Müttakilerin durumu ise her iki noktadan da nimetlerle tasvir olunmaktadır. Hem “cennetlerde ve ırmaklardadırlar hem de doğruluk makamında, güçlü bir hükümdarın katındadırlar.”
İnsan hissine derli toplu bir ifadeyle nimet duygusu anlatılmaktadır. “Cennetlerde ve ırmaklardadırlar.” Nimet ve rahat, kelimelerin söylenişinde bile kendisini hissettirmekte, bir rahatlık, bir güzellik, bir uyum göze çarpmaktadır. Sırf kafiyenin ahengini sağlamak için (ﻨﻬر ) kelimesi “ha” nın fethiyle varit oluyor, Bunun yanı sıra kelimenin söylenişinde, çıkardığı ses tonunda bile bir güzellik, bir rahatlık sağlanmak için okunuyor.

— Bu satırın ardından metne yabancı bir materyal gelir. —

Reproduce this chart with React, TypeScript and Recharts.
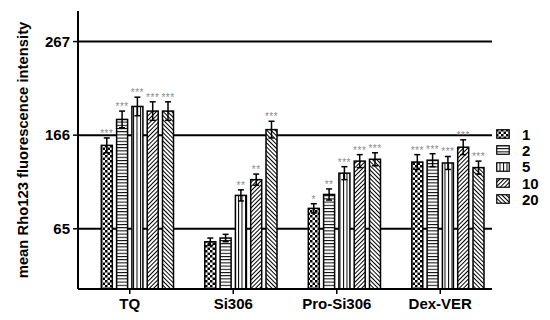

Hislere hitap eden nimetlerin yanı sıra kalbe ve ruha hitap eden lütuf ve kerem dolu nimetler de var. “Doğruluk makamında, güçlü bir hükümdarın katındadırlar.” Bulundukları yer emin ve rahattır. Hakka yakın ve şereflidir. İlahi kurbiyet ile ünsiyet kazanmış, temkin ile huzura erdirilmişlerdir. Çünkü onlar müttakilerdir… Allah’tan korkanlar… Allah’ı gözetenler… Allah bir kişiye iki korkuyu birden vermez. Ya bu dünyada kii Allah’tan korkacaktır, yahut da kıyamet gününde. Kim bu geçici dünyada Allah’tan korkarsa o ebediyet diyarında emin olur. Sade eminlikle de kalmaz. En korkunç bir yerde lütuf ve kerem deryasına gark olur…


Ve işte bu içleri rahatlatan, güven ve emniyet duygusu veren ifadelerle birlikte baştan beri bölüm bölüm dehşet saçan sıkıntı ve felaketlerle dolu sahneler gösteren sure nihayete eriyor. Ve bir de bakıyorsunuz ki emniyet bahşeden gölgeler, insanı huzura gark eden ayetler ayrı bir tada ayrı bir huzura sahip. Derin mi derin, güzel mi güzel… İşte ruhların giriş çıkış noktalarını bilen hikmet sahibi ve bilgin terbiyecinin üstün terbiye metodu. Ve işte her şeyi ölçüyle yaratan yaratıcının ince takdiri… ve O, Latif’dir, Habir’dir.